Lagardère Live Entertainment
- Formerly: Lagardère Unlimited; Lagardère Sports and Entertainment;
- Company type: Subsidiary
- Industry: Entertainment
- Predecessor: Sportfive (2001–2015)
- Successor: Sportfive (replacing Lagardère Sports only, from 2020)
- Headquarters: Boulogne-Billancourt, France
- Key people: Ugo Valensi (CEO)
- Services: Live entertainment
- Owner: Lagardère Group (via Lagardère Media);
- Number of employees: 1,600 (2018)

= Lagardère Live Entertainment =

French entertainment agency

Lagardère Live Entertainment is an entertainment agency subsidiary of Lagardère Group. The subsidiary was formed as Lagardère Sports and Entertainment by the merger of several brands under the group, including Sportfive; World Sport Group; IEC in Sports; Sports Marketing and Management; and Lagardère Unlimited Inc.

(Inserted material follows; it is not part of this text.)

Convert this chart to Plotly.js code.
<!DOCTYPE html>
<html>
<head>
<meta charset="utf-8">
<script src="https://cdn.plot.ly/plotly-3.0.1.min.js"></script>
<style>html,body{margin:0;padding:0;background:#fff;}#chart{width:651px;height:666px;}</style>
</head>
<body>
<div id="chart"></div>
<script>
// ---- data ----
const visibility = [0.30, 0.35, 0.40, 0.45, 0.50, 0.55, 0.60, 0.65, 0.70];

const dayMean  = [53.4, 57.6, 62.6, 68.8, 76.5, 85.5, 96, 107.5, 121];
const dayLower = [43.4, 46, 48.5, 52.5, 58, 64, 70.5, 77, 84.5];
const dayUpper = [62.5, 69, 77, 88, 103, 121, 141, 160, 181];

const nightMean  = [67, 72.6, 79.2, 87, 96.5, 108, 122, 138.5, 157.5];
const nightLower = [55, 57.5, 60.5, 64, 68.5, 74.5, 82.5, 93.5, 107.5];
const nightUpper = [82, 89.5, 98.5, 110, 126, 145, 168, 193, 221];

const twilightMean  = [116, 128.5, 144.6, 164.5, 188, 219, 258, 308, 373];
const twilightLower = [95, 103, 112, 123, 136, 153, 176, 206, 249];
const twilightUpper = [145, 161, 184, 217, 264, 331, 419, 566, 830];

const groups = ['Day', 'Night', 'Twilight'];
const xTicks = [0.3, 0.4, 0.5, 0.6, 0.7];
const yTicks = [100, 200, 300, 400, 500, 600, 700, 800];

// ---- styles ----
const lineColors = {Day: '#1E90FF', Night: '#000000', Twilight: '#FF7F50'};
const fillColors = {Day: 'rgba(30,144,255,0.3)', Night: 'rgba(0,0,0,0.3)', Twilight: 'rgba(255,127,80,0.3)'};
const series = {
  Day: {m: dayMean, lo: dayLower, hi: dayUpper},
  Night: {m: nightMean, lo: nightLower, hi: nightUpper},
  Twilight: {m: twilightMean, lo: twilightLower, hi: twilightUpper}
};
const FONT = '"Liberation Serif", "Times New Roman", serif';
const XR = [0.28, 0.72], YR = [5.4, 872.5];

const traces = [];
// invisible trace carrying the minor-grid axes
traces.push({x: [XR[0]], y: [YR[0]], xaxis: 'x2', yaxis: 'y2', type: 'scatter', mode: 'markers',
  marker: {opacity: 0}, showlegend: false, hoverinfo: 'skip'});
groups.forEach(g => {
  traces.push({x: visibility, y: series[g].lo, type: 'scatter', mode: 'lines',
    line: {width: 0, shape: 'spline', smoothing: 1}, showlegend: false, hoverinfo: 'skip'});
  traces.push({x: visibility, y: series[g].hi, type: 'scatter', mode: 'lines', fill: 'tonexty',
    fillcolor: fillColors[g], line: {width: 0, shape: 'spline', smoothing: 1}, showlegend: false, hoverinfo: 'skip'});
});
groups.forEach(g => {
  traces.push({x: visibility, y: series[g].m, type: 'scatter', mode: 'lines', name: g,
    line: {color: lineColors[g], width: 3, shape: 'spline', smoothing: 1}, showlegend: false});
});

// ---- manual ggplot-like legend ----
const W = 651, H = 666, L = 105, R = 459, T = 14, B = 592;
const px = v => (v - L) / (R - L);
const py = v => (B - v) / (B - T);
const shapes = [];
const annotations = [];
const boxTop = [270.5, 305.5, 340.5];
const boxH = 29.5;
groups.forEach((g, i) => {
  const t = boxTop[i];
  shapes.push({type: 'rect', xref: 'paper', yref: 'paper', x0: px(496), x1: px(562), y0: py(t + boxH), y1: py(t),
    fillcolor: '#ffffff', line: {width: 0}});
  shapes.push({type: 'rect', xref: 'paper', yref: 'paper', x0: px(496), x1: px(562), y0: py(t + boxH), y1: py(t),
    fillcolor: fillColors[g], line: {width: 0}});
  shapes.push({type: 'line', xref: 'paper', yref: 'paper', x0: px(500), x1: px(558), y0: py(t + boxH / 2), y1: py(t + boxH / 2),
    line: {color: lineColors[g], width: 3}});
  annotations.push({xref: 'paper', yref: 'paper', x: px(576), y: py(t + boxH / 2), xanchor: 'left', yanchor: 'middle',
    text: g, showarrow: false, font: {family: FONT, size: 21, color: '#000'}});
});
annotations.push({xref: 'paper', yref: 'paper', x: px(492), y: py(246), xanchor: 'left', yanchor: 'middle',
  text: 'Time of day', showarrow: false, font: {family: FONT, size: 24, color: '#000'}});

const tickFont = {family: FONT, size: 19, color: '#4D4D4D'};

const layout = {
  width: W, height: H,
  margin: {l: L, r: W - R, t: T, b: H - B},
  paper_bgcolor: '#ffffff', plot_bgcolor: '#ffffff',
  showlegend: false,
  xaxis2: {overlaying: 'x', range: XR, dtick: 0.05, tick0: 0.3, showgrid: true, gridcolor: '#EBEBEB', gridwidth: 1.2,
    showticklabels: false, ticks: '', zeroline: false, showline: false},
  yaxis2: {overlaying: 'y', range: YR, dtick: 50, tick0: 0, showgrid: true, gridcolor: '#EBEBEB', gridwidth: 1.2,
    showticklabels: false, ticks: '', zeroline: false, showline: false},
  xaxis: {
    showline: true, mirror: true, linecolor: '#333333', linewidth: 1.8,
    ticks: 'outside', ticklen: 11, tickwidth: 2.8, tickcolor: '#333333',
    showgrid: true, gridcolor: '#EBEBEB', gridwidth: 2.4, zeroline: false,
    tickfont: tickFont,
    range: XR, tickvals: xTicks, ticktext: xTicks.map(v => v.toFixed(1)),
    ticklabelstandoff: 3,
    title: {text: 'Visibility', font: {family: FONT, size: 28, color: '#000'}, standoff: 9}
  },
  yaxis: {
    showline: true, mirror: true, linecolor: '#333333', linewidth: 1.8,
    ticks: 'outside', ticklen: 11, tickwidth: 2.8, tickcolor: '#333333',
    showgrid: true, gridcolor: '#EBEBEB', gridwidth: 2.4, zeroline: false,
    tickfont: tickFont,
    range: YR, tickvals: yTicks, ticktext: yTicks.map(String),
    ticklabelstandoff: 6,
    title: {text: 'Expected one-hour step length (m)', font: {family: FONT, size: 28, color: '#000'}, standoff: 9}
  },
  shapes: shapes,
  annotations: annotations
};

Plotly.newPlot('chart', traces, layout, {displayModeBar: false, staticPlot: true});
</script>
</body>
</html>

After partial sale of Lagardère Sports in 2020 and subsequent full sale in 2021, the remaining division became Lagardère Live Entertainment.

==History==
In 2007, Lagardère Group, via an intermediate holding company Lagardère Sports, acquired the entire share capital of International Events and Communication in Sports (IEC in Sports) and in 2008 acquired about 70% of the stake of World Sport Group Holdings. Lagardère Group also owned Sportfive S.A. since 2006.
In 2010, Lagardère Sports became Lagardère Unlimited.

In 2015 Lagardère Unlimited was renamed Lagardère Sports and Entertainment, and the entertainment subdivision was renamed from "Lagardère Unlimited Live Entertainment" to "Lagardère Live Entertainment". All the sports agencies previously under Lagardère Unlimited were renamed to use the brand "Lagardère Sports".

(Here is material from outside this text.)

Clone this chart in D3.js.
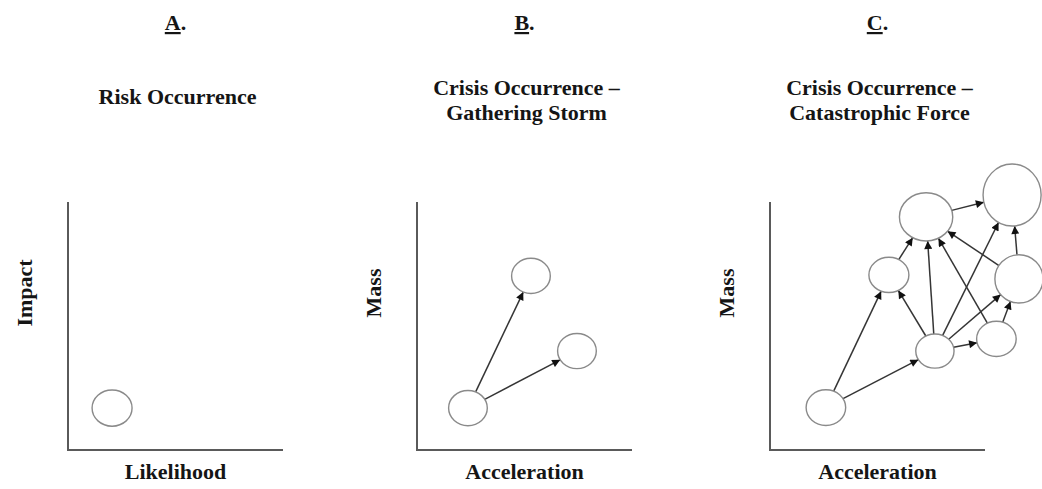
<!DOCTYPE html>
<meta charset="utf-8">
<head>
<style>
body { margin: 0; background: #fff; }
text {
  font-family: "Liberation Serif", "Times New Roman", serif;
  font-weight: bold;
  fill: #151515;
}
.title { font-size: 22px; }
.letter tspan.u { text-decoration: underline; text-decoration-thickness: 2px; text-underline-offset: 2px; }
.axis { stroke: #5a5a5a; stroke-width: 2; fill: none; }
.node { fill: #fff; stroke: #8a8a8a; stroke-width: 1.4; }
.edge { stroke: #353535; stroke-width: 1.5; }
</style>
</head>
<body>
<div id="chart"></div>
<script src="https://d3js.org/d3.v7.min.js"></script>
<script>

// panel headings and labels
var panelLetters = ["A", "B", "C"];
var panelTitles = [
  ["Risk Occurrence"],
  ["Crisis Occurrence \u2013", "Gathering Storm"],
  ["Crisis Occurrence \u2013", "Catastrophic Force"]
];
var xLabels = ["Likelihood", "Acceleration", "Acceleration"];
var yLabels = ["Impact", "Mass", "Mass"];

// nodes: x, y position on a 0-100 scale, rx / ry size in the same units
var nodesA = [
  {x: 20.5, y: 16.9, rx: 9.3, ry: 7.3}
];
var nodesB = [
  {x: 23.7, y: 16.9, rx: 9.0, ry: 7.1},
  {x: 53.0, y: 70.2, rx: 9.0, ry: 7.1},
  {x: 74.4, y: 39.9, rx: 9.0, ry: 7.1}
];
var nodesC = [
  {x: 26.0,  y: 17.1, rx: 9.2,  ry: 7.2},
  {x: 76.7,  y: 39.9, rx: 8.9,  ry: 6.9},
  {x: 105.3, y: 44.8, rx: 9.2,  ry: 7.1},
  {x: 55.3,  y: 70.6, rx: 9.3,  ry: 7.1},
  {x: 72.6,  y: 94.0, rx: 12.4, ry: 9.7},
  {x: 112.6, y: 102.8, rx: 13.5, ry: 12.5},
  {x: 115.8, y: 69.0, rx: 11.2, ry: 9.7}
];

// arrows: [from, to]
var edgesA = [];
var edgesB = [[0, 1], [0, 2]];
var edgesC = [
  [0, 3], [0, 1], [1, 3], [1, 4], [1, 5], [1, 6], [1, 2],
  [2, 4], [6, 4], [6, 5], [2, 6], [3, 4], [4, 5]
];

var panels = [
  {nodes: nodesA, edges: edgesA, left: 68},
  {nodes: nodesB, edges: edgesB, left: 417},
  {nodes: nodesC, edges: edgesC, left: 770}
];

var width = 1042, height = 489;
var plotW = 215, plotTop = 202, plotBottom = 450;

var svg = d3.select("#chart")
  .append("svg")
    .attr("width", width)
    .attr("height", height);

svg.append("defs").append("marker")
    .attr("id", "arrow")
    .attr("markerUnits", "userSpaceOnUse")
    .attr("viewBox", "0 0 10 10")
    .attr("refX", 10)
    .attr("refY", 5)
    .attr("markerWidth", 10)
    .attr("markerHeight", 8)
    .attr("orient", "auto")
  .append("path")
    .attr("d", "M0,0 L10,5 L0,10 Z")
    .style("fill", "#111");

// point on ellipse boundary from center c towards point p
function edgePoint(c, rx, ry, p) {
  var dx = p[0] - c[0], dy = p[1] - c[1];
  var t = 1 / Math.sqrt((dx / rx) * (dx / rx) + (dy / ry) * (dy / ry));
  return [c[0] + dx * t, c[1] + dy * t];
}

panels.forEach(function(p, i) {
  var x = d3.scaleLinear().domain([0, 100]).range([p.left, p.left + plotW]);
  var y = d3.scaleLinear().domain([0, 100]).range([plotBottom, plotTop]);
  var cx = p.left + plotW / 2;
  var g = svg.append("g");

  // panel letter
  var letter = g.append("text")
    .attr("class", "title letter")
    .attr("x", cx)
    .attr("y", 30)
    .style("text-anchor", "middle");
  letter.append("tspan").attr("class", "u").text(panelLetters[i]);
  letter.append("tspan").text(".");

  // title, one text per line
  var lines = panelTitles[i];
  g.selectAll(".ptitle")
    .data(lines)
    .enter()
    .append("text")
      .attr("class", "title ptitle")
      .attr("x", cx + 2)
      .attr("y", function(d, j) { return lines.length == 1 ? 104 : 94.5 + j * 25; })
      .style("text-anchor", "middle")
      .text(function(d) { return d; });

  // axes (L shape)
  g.append("path")
    .attr("class", "axis")
    .attr("d", "M" + x(0) + "," + y(100) + " L" + x(0) + "," + y(0) + " L" + x(100) + "," + y(0));

  g.append("text")
    .attr("class", "title")
    .attr("x", cx)
    .attr("y", 479)
    .style("text-anchor", "middle")
    .text(xLabels[i]);

  g.append("text")
    .attr("class", "title")
    .attr("transform", "translate(" + (x(0) - 36) + ",293) rotate(-90)")
    .style("text-anchor", "middle")
    .text(yLabels[i]);

  // node pixel geometry
  var pts = p.nodes.map(function(n) {
    return {
      c: [x(n.x), y(n.y)],
      rx: x(n.rx) - x(0),
      ry: y(0) - y(n.ry)
    };
  });

  // arrows
  g.selectAll(".edge")
    .data(p.edges)
    .enter()
    .append("line")
      .attr("class", "edge")
      .attr("marker-end", "url(#arrow)")
      .each(function(e) {
        var a = pts[e[0]], b = pts[e[1]];
        var s = edgePoint(a.c, a.rx, a.ry, b.c);
        var t = edgePoint(b.c, b.rx, b.ry, a.c);
        d3.select(this)
          .attr("x1", s[0]).attr("y1", s[1])
          .attr("x2", t[0]).attr("y2", t[1]);
      });

  // circles
  g.selectAll(".node")
    .data(pts)
    .enter()
    .append("ellipse")
      .attr("class", "node")
      .attr("cx", function(d) { return d.c[0]; })
      .attr("cy", function(d) { return d.c[1]; })
      .attr("rx", function(d) { return d.rx; })
      .attr("ry", function(d) { return d.ry; });
});

</script>
</body>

In 2015 Lagardère Live Entertainment acquired société d'exploitation du Bataclan, the organization that operates the Bataclan Theater, one of the sites of the November 2015 Paris attacks.

On 19 January 2016 Lagardère Sports signed a partnership agreement with brand communications firm Sponsorship 360.

On 8 August 2016 Lagardère Sports acquired New York City-based brand communications firm Rooftop2 Productions.

On 1 June 2017, it was announced that Lagardère Sports had sold the naming rights of Juventus Stadium to Allianz for 2017–18 to 2022–23 seasons. Lagardère Sports' predecessor Sportfive purchased the naming rights (and other concession) in 2008 for €75 million and was due to start in 2011–12 season.

In 2021, Lagardère Sports was fully divested (as revived Sportfive) to H.I.G. Capital. H.I.G. Capital already owned 75% of Lagardère Sports since 2020.

===Lagardère Sports Asia===

Lagardère Sports Asia, formerly known as World Sport Group, was acquired by Lagardère in 2008 and renamed (and reorganized its subsidiary structure) in 2015. World Sport Group angered many Asian football fans by increasing the price of the broadcasting rights for the FIFA World Cup Qualifiers 2014 (Asia Region), meaning home fans in South Korea could not watch their international team. Also, expatriate Iranian fans could not watch the match in Europe or the Americas.

The company also formed a joint venture with the Asian Football Confederation (AFC) for the AFC Asian Cup in 2011. It also runs a media channel for the AFC.